**What is asked**:
Take the material below and extract the lines from the one with "Generate a Python" through the one with "plt.rcParams['font.family'] = ['Liberation", word for word, without pictures.

**Task data**:
○ ○ ○ ○ ○ ○ ○
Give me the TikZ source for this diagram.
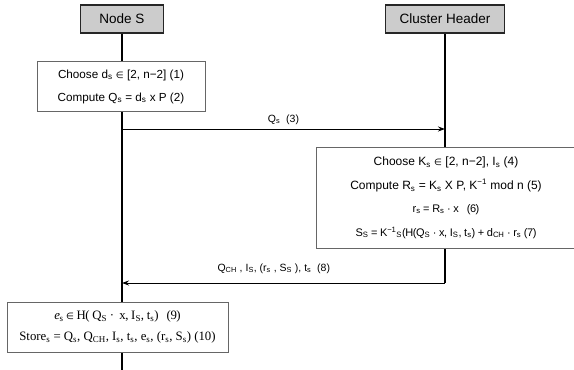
○ ○ ○ ○ ○ ○ ○
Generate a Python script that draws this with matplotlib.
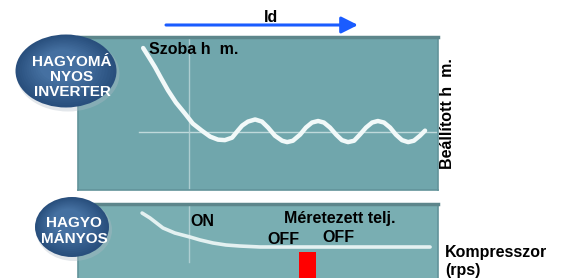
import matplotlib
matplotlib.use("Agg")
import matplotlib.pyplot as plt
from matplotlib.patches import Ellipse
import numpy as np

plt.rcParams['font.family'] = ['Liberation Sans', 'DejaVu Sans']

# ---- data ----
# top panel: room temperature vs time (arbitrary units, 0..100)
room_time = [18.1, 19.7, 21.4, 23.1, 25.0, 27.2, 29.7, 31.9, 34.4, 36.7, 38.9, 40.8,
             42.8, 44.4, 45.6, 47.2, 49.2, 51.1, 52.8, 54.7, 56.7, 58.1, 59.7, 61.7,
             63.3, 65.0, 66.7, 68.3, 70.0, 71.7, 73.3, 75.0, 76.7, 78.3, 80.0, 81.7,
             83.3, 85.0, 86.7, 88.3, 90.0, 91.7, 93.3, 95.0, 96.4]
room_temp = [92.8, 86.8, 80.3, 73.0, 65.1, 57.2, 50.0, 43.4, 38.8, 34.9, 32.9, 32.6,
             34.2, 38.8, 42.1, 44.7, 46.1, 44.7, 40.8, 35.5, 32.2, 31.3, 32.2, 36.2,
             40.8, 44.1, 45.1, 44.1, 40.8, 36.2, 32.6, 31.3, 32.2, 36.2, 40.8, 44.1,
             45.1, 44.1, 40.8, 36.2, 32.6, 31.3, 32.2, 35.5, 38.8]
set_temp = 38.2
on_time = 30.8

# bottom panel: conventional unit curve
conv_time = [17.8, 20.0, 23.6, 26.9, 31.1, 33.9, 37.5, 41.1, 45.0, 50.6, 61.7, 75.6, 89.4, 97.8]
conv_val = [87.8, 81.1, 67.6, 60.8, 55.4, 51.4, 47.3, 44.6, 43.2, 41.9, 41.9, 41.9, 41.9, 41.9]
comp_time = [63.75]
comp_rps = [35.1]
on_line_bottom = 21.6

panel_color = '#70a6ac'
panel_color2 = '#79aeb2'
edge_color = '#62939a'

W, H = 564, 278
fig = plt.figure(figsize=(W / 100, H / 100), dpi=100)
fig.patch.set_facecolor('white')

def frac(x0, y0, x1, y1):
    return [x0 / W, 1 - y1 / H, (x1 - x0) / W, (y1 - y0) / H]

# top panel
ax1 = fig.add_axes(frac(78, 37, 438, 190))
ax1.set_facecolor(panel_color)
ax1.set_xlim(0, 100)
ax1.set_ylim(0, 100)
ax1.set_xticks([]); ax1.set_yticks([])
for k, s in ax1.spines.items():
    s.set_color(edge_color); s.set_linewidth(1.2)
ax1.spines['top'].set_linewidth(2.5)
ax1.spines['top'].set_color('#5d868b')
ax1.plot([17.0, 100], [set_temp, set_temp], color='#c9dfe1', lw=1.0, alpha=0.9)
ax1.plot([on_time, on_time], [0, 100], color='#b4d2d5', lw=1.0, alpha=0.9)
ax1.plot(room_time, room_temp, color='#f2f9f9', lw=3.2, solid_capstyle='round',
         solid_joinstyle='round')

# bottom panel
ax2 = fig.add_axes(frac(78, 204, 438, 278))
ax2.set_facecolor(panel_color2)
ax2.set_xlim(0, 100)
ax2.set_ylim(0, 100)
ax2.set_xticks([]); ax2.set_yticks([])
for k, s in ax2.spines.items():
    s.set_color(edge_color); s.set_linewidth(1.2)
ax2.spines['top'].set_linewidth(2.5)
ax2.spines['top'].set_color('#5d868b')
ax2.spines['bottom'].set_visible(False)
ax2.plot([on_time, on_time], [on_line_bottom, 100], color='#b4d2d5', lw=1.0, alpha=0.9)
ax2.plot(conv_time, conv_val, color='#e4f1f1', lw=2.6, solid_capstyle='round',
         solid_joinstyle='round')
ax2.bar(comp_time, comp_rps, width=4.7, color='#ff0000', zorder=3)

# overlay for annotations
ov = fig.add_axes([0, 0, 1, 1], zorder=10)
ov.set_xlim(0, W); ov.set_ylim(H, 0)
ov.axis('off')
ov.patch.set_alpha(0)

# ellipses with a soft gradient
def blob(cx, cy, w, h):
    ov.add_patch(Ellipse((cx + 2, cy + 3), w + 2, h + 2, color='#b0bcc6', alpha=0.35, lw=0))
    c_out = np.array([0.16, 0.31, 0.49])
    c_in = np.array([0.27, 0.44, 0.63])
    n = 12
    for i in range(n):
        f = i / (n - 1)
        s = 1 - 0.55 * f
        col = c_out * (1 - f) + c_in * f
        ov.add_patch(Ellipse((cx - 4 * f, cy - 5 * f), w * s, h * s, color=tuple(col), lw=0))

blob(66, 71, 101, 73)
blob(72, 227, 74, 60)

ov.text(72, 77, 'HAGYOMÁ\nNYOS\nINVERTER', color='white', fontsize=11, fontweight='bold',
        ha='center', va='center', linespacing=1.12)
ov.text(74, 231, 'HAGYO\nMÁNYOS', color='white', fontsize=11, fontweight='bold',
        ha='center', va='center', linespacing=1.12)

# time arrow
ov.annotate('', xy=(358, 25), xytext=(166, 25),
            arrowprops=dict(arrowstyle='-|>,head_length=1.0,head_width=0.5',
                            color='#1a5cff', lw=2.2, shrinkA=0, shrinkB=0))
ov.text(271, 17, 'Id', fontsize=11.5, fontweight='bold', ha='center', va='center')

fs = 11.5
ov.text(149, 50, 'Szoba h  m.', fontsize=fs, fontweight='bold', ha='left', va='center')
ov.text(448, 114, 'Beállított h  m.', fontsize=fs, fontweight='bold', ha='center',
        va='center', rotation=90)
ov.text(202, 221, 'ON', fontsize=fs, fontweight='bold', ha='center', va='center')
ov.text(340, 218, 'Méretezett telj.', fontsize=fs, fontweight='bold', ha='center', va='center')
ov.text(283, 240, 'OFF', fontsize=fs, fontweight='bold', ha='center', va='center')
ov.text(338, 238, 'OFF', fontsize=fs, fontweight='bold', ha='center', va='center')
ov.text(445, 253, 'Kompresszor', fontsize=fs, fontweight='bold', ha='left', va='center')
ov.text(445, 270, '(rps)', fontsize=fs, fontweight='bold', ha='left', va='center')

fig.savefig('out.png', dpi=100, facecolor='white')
○ ○ ○ ○ ○ ○ ○
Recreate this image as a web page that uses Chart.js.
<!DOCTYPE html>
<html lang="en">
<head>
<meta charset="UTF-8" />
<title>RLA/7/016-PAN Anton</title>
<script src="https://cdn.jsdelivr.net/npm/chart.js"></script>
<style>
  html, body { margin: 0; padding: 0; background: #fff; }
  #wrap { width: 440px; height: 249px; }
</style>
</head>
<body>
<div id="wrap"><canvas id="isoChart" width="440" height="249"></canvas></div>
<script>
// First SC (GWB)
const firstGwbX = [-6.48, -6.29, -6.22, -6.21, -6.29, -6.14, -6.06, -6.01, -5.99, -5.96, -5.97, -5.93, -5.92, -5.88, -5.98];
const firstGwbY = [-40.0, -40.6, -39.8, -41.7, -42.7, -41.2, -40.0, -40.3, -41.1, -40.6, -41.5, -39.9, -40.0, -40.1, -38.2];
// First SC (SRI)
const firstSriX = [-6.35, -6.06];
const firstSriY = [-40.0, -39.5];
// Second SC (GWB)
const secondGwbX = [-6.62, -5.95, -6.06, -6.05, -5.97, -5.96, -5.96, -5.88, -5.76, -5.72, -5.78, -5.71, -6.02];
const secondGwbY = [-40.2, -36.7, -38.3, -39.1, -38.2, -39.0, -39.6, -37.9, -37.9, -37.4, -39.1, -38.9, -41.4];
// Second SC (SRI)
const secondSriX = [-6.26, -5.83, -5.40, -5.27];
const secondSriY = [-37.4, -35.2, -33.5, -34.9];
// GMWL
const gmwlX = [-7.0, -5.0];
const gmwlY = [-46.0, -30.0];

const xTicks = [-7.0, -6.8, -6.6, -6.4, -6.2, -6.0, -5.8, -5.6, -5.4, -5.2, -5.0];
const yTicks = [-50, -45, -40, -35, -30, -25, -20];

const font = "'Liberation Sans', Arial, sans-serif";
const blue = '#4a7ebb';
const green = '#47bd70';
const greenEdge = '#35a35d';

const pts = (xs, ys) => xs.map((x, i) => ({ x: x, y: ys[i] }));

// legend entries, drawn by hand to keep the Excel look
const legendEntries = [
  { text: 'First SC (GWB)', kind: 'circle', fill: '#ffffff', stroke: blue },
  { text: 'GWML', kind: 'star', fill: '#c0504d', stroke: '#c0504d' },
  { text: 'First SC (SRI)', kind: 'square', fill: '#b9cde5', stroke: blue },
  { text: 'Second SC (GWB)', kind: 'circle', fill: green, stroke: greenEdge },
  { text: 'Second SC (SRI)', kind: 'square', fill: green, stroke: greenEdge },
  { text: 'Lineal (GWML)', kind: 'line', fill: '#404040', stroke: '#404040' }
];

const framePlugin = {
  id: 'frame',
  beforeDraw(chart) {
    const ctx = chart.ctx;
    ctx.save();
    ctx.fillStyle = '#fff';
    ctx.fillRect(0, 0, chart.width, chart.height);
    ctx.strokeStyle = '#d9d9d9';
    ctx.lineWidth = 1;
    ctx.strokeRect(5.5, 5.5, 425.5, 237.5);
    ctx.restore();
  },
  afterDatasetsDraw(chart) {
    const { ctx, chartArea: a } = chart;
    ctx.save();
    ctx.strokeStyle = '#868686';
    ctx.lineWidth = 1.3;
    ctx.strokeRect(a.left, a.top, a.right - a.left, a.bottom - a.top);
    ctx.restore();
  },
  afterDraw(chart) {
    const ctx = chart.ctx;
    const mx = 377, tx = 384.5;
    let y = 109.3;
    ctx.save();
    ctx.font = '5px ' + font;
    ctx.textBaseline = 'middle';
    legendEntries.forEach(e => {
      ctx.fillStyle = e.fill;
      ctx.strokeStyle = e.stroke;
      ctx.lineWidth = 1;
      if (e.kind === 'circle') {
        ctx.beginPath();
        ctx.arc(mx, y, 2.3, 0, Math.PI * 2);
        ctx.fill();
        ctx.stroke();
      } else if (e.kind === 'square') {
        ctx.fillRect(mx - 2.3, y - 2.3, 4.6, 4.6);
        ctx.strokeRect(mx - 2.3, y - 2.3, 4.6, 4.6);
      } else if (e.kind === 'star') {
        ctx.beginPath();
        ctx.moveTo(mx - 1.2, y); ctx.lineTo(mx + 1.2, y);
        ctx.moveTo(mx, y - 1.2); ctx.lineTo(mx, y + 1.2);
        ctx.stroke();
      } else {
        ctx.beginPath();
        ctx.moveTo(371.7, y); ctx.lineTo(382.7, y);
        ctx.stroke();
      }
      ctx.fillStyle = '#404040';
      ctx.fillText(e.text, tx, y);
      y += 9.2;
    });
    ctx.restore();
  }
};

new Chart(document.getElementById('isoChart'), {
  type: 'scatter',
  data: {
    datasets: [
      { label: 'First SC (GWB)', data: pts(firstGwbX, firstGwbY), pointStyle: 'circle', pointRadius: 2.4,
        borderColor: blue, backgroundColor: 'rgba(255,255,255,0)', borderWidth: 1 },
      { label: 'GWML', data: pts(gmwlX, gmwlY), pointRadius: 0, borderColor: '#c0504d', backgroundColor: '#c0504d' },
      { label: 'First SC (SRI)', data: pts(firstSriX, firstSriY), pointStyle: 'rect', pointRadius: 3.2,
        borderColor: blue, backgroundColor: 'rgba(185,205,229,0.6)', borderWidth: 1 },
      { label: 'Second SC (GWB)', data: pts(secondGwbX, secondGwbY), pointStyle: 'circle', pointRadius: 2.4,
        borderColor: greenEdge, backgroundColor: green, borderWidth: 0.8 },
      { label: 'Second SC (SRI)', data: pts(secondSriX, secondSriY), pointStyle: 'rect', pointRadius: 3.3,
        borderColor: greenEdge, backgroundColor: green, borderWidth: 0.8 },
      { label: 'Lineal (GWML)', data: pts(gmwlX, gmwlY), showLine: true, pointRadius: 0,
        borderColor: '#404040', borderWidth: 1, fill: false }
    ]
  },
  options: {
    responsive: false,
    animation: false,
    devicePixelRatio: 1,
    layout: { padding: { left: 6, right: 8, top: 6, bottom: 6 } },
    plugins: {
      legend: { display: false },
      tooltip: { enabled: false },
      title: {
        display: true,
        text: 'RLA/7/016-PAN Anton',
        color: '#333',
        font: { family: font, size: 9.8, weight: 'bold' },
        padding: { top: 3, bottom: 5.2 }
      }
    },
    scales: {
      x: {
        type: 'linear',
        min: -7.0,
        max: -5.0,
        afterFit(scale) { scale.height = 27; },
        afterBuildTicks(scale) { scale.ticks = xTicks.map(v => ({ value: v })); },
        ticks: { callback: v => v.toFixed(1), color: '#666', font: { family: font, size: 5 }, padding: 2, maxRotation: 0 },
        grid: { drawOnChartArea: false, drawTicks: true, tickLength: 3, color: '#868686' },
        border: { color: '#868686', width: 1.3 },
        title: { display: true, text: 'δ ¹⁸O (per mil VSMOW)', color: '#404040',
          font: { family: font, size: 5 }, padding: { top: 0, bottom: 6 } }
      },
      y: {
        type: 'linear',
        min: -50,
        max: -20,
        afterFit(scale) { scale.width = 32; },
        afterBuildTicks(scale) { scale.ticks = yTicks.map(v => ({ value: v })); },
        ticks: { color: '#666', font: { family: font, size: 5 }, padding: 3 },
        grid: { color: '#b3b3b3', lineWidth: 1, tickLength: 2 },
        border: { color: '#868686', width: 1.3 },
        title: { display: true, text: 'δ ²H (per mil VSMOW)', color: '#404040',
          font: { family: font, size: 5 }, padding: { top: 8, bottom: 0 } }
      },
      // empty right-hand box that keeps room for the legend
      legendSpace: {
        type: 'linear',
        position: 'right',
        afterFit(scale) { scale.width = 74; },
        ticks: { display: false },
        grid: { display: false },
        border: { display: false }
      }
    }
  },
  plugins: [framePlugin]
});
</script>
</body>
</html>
○ ○ ○ ○ ○ ○ ○
**Exercise result**:
Generate a Python script that draws this with matplotlib.
import matplotlib
matplotlib.use("Agg")
import matplotlib.pyplot as plt
from matplotlib.patches import Ellipse
import numpy as np

plt.rcParams['font.family'] = ['Liberation Sans', 'DejaVu Sans']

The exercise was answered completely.